→ AIM:
From the first line of the listing below to the line with "import pandas as pd", print each line exactly, and nothing more. Leave out the pictures.

* * * *

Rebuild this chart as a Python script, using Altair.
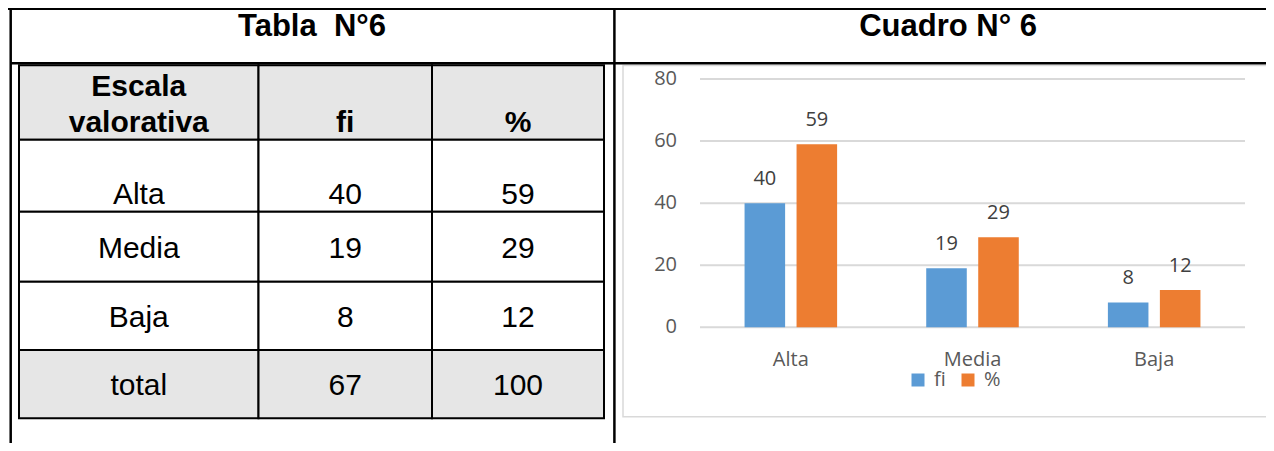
import altair as alt
import pandas as pd

# ---------------- data ----------------
CATEGORIES = ["Alta", "Media", "Baja"]
FI = [40, 19, 8]
PCT = [59, 29, 12]
TOTAL_LABEL = "total"
TOTALS = [67, 100]
HEADERS = ["Escala valorativa", "fi", "%"]
SERIES = ["fi", "%"]
Y_TICKS = [0, 20, 40, 60, 80]
TABLE_TITLE = "Tabla\u00a0\u00a0N°6"
CHART_TITLE = "Cuadro N° 6"

# ---------------- layout / style ----------------
W, H = 1258, 435
COL_W = [239.5, 173.5, 172]
ROW_H = [74.4, 72, 70, 68.3, 68.3]
TABLE_X = [11, 596]
TABLE_Y = [57.3, 410.3]
VALIGN = ["bottom", "bottom", "middle", "middle", "middle"]
SHADED = [True, False, False, False, True]
LINE_H = 36
FONT_T = "Liberation Sans"
FONT_C = "Open Sans"
BLUE, ORANGE = "#5b9bd5", "#ed7d31"
GRAY_FILL = "#e6e6e6"
GRID = "#d9d9d9"
AXIS_GRAY = "#595959"

# ---------------- table cells ----------------
rows = [HEADERS] + [[c, str(f), str(p)] for c, f, p in zip(CATEGORIES, FI, PCT)] \
       + [[TOTAL_LABEL] + [str(t) for t in TOTALS]]
col_edges = [0.0]
for w in COL_W:
    col_edges.append(col_edges[-1] + w)
row_edges = [0.0]
for h in ROW_H:
    row_edges.append(row_edges[-1] + h)

cells = []
for r, row in enumerate(rows):
    y0, y1 = row_edges[r], row_edges[r + 1]
    for c, txt in enumerate(row):
        x0, x1 = col_edges[c], col_edges[c + 1]
        n = len(txt.split(" ")) if r == 0 else 1
        if VALIGN[r] == "bottom":
            ty = y1 - 7.7 - (n - 1) * LINE_H
        else:
            ty = (y0 + y1) / 2 + 10.8
        cells.append(dict(row=r, col=c, x0=x0, x1=x1, xc=(x0 + x1) / 2,
                          y0=y0, y1=y1, ty=ty, text=txt, shaded=SHADED[r]))
cells_df = pd.DataFrame(cells)

tx = alt.Scale(domain=[0, sum(COL_W)], range=TABLE_X, nice=False, zero=False)
tys = alt.Scale(domain=[0, sum(ROW_H)], range=TABLE_Y, nice=False, zero=False)

one = pd.DataFrame({"k": [0]})

def hrule(y, x1, x2, color="black", width=2.5):
    return alt.Chart(one).mark_rule(color=color, strokeWidth=width).encode(
        x=alt.value(x1), x2=alt.value(x2), y=alt.value(y))

def vrule(x, y1, y2, color="black", width=2.5):
    return alt.Chart(one).mark_rule(color=color, strokeWidth=width).encode(
        x=alt.value(x), y=alt.value(y1), y2=alt.value(y2))

chart_box = alt.Chart(one).mark_rect(fill="white", stroke=GRID, strokeWidth=1.5).encode(
    x=alt.value(615), x2=alt.value(1275), y=alt.value(57.5), y2=alt.value(408.7))

frame = [
    hrule(1, 0, W, width=2),
    hrule(55.2, 2.7, W),
    vrule(2.7, 0, H),
    vrule(606.4, 0, H),
]

titles = [
    alt.Chart(one).mark_text(text=TABLE_TITLE, font=FONT_T, fontSize=31, fontWeight="bold",
                             baseline="alphabetic", align="center", color="black").encode(
        x=alt.value(304), y=alt.value(28)),
    alt.Chart(one).mark_text(text=CHART_TITLE, font=FONT_T, fontSize=31, fontWeight="bold",
                             baseline="alphabetic", align="center", color="black").encode(
        x=alt.value(940), y=alt.value(28)),
]

cell_rects = alt.Chart(cells_df).mark_rect(stroke="black", strokeWidth=2).encode(
    x=alt.X("x0:Q", scale=tx, axis=None), x2="x1:Q",
    y=alt.Y("y0:Q", scale=tys, axis=None), y2="y1:Q",
    fill=alt.condition("datum.shaded", alt.value(GRAY_FILL), alt.value("white")),
)

hdr_text = alt.Chart(cells_df).transform_filter("datum.row == 0").mark_text(
    font=FONT_T, fontSize=30, fontWeight="bold", baseline="alphabetic",
    lineBreak=" ", lineHeight=LINE_H, color="black").encode(
    x=alt.X("xc:Q", scale=tx, axis=None),
    y=alt.Y("ty:Q", scale=tys, axis=None),
    text="text:N")

body_text = alt.Chart(cells_df).transform_filter("datum.row > 0").mark_text(
    font=FONT_T, fontSize=30, baseline="alphabetic", color="black").encode(
    x=alt.X("xc:Q", scale=tx, axis=None),
    y=alt.Y("ty:Q", scale=tys, axis=None),
    text="text:N")

# ---------------- bar chart ----------------
bar_df = pd.DataFrame(
    [dict(cat=c, series="fi", value=v) for c, v in zip(CATEGORIES, FI)]
    + [dict(cat=c, series="%", value=v) for c, v in zip(CATEGORIES, PCT)]
)
tick_df = pd.DataFrame({"v": Y_TICKS})
cat_df = pd.DataFrame({"cat": CATEGORIES})

xs = alt.Scale(domain=CATEGORIES, range=[692, 1237], paddingInner=0, paddingOuter=0)
xos = alt.Scale(domain=SERIES, paddingInner=0.22, paddingOuter=0.857)
ys = alt.Scale(domain=[0, 80], range=[319.3, 71], nice=False, zero=True)

grid = alt.Chart(tick_df).mark_rule(color=GRID, strokeWidth=2).encode(
    y=alt.Y("v:Q", scale=ys, axis=None),
    x=alt.value(692), x2=alt.value(1237))

y_labels = alt.Chart(tick_df).mark_text(font=FONT_C, fontSize=20, color=AXIS_GRAY,
                                        align="right", baseline="middle").encode(
    y=alt.Y("v:Q", scale=ys, axis=None),
    x=alt.value(669),
    text="v:Q")

bars = alt.Chart(bar_df).mark_bar().encode(
    x=alt.X("cat:N", sort=CATEGORIES, scale=xs, axis=None),
    xOffset=alt.XOffset("series:N", sort=SERIES, scale=xos),
    y=alt.Y("value:Q", scale=ys, axis=None),
    color=alt.Color("series:N", sort=SERIES, scale=alt.Scale(domain=SERIES, range=[BLUE, ORANGE]),
                    legend=alt.Legend(orient="none", legendX=900, legendY=362, direction="horizontal",
                                      title=None, symbolType="square", symbolSize=169,
                                      symbolStrokeWidth=0, labelFont=FONT_C, labelFontSize=20,
                                      labelColor=AXIS_GRAY, labelOffset=6, columnPadding=12,
                                      padding=0)),
)

x_labels = alt.Chart(cat_df).mark_text(font=FONT_C, fontSize=20, color=AXIS_GRAY,
                                       baseline="alphabetic", align="center").encode(
    x=alt.X("cat:N", sort=CATEGORIES, scale=xs, axis=None),
    y=alt.value(358),
    text="cat:N")

labels = alt.Chart(bar_df).mark_text(font=FONT_C, fontSize=20, color="#404040",
                                     baseline="alphabetic", dy=-18).encode(
    x=alt.X("cat:N", sort=CATEGORIES, scale=xs, axis=None),
    xOffset=alt.XOffset("series:N", sort=SERIES, scale=xos),
    y=alt.Y("value:Q", scale=ys, axis=None),
    text="value:Q")

bar_layer = alt.layer(grid, y_labels, bars, labels, x_labels)

chart = alt.layer(
    chart_box, *frame, *titles, cell_rects, hdr_text, body_text, bar_layer
).resolve_scale(x="independent", y="independent").properties(
    width=W, height=H, padding=0, autosize=alt.AutoSizeParams(type="none")
).configure_view(stroke=None)

chart.save("out.html", embed_options={"renderer": "svg", "actions": False})
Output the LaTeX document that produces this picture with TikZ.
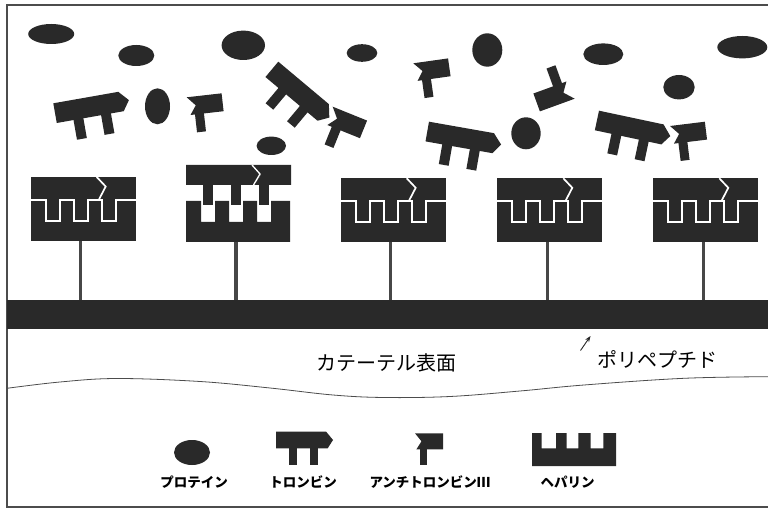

* * * *

→ ANSWER TO THE PROBLEM:
Rebuild this chart as a Python script, using Altair.
import altair as alt
import pandas as pd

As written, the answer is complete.